Une force du récit est de montrer comment le défaut d’association entre les personnes fabrique un jeu étriqué de normes et d’intérêts, par où la jeune fille, privée de « la faculté de vouloir », se voit soumise à des attentes indiscernables et incohérentes. « L’absence de volonté livrait ma seule force de travail » : la formule est limpide. Surtout, le récit a l’originalité d’attribuer à l’étroitesse du cadre un caractère de fausseté. Saint-Colomban, « lieu-dit » en ce temps, s’oppose à l’éclairage qui vient à la vie urbaine de ses fondations légales et de son domaine public d’apparition, du lien social et politique ; l’isolement et l’absence de règlement légitime signifient que la valeur du réel, compris comme sol commun, est menacée : « Établir un simple constat ne se faisait pas. Cela s’appelait se plaindre, les plaintes attiraient des rebuffades ou des moqueries cinglantes. Il fallait s’endurcir, chacun de son côté, chacun pour soi ». Par l’impossibilité d’échanger des perspectives, l’adaptation consiste à imiter, à prétendre et à calculer, et ultimement confine la narratrice anonyme au « respect » : mélange de peur, de honte et de retrait. Cet apprentissage, en ce qu’il s’oppose à l’équation qui fait d’exister une représentation – à laquelle obéissent Éva et Rémi, les parents de la narratrice, qui dans l’acquisition de l’hôtel visent le titre, la fonction publique de tenanciers –, revêt une dimension paradoxale de refuge, fondée sur l’espoir, le désir. L’absence à soi, au présent devient une manière d’exister pour l’avenir.
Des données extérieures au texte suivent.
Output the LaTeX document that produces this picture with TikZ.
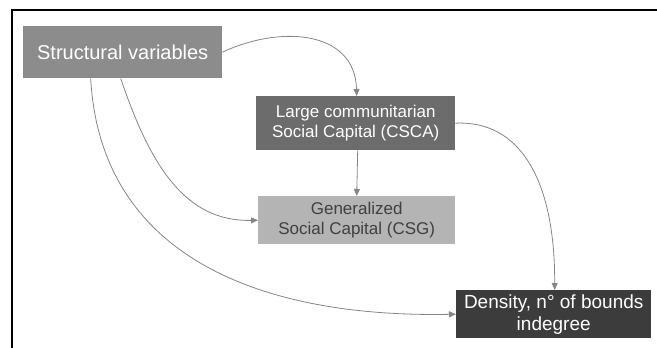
\documentclass[tikz,border=0pt]{standalone}
\usepackage{fontspec}
\setmainfont{Liberation Sans}
\usetikzlibrary{arrows.meta}
\definecolor{cStruct}{HTML}{8C8C8C}
\definecolor{cLarge}{HTML}{6C6C6C}
\definecolor{cGen}{HTML}{B4B4B4}
\definecolor{cDens}{HTML}{3C3C3C}
\definecolor{cLine}{HTML}{858585}
\begin{document}
\begin{tikzpicture}[x=1pt,y=-1pt,
  box/.style={rectangle, inner sep=0pt, align=center, anchor=north west},
  conn/.style={draw=cLine, line width=0.8pt, -{Triangle[length=7pt,width=6pt]}}]
\useasboundingbox (0,0) rectangle (657,348);
\draw[line width=2pt] (12,348) -- (12,10) -- (657,10);
\node[box, fill=cStruct, text=white, minimum width=199pt, minimum height=52pt, font=\fontsize{20}{22}\selectfont] (sv) at (23,26) {Structural variables};
\node[box, fill=cLarge, text=white, minimum width=199pt, minimum height=54pt, font=\fontsize{17}{20}\selectfont] (lc) at (256,96) {Large communitarian\\Social Capital (CSCA)};
\node[box, fill=cGen, text=black!75, minimum width=197pt, minimum height=48pt, font=\fontsize{17}{20}\selectfont] (gc) at (258,196) {Generalized\\Social Capital (CSG)};
\node[box, fill=cDens, text=white, minimum width=195pt, minimum height=48pt, font=\fontsize{19}{22}\selectfont] (dn) at (456,290) {Density, n° of bounds\\indegree};
\draw[conn] (sv.east) .. controls (280,25) and (355,30) .. ([xshift=1pt]lc.north);
\draw[conn] ([xshift=-2pt]sv.south) .. controls (150,165) and (185,222) .. (gc.west);
\draw[conn] ([xshift=-32pt]sv.south) .. controls (100,250) and (250,318) .. (dn.west);
\draw[conn] ([xshift=2pt]lc.south) -- ([xshift=0pt]gc.north);
\draw[conn] (lc.east) .. controls (520,120) and (555,180) .. ([xshift=1pt]dn.north);
\end{tikzpicture}
\end{document}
C’est ce qu’expriment, de manière fulgurante, deux vers du poème long avec lequel se termine La zone grise : « Je pense à cela – que le rien existe. / Pur espoir sans objet autre que soi ». Ce poème prolonge le récit, le dépassant à la manière des sculptures d’Aubin, avec pour moteur de mettre fin au confinement. On y retrouve le je de la narration, mais situé dans un temps postérieur, sur l’axe d’un devenir où il s’agit de composer avec une « tranche de vie en zone grise » – laquelle, c’est la force du poème, se rapporte en diverses lignes au passé de la narratrice, à l’histoire nationale et à une mémoire intime, tout en répondant à la réalité contemporaine d’espaces limitrophes et de transit : culture white trash, banlieue, non-lieu. Il faut admettre que le parallèle se tient, porte critique ; il y a dévoilement.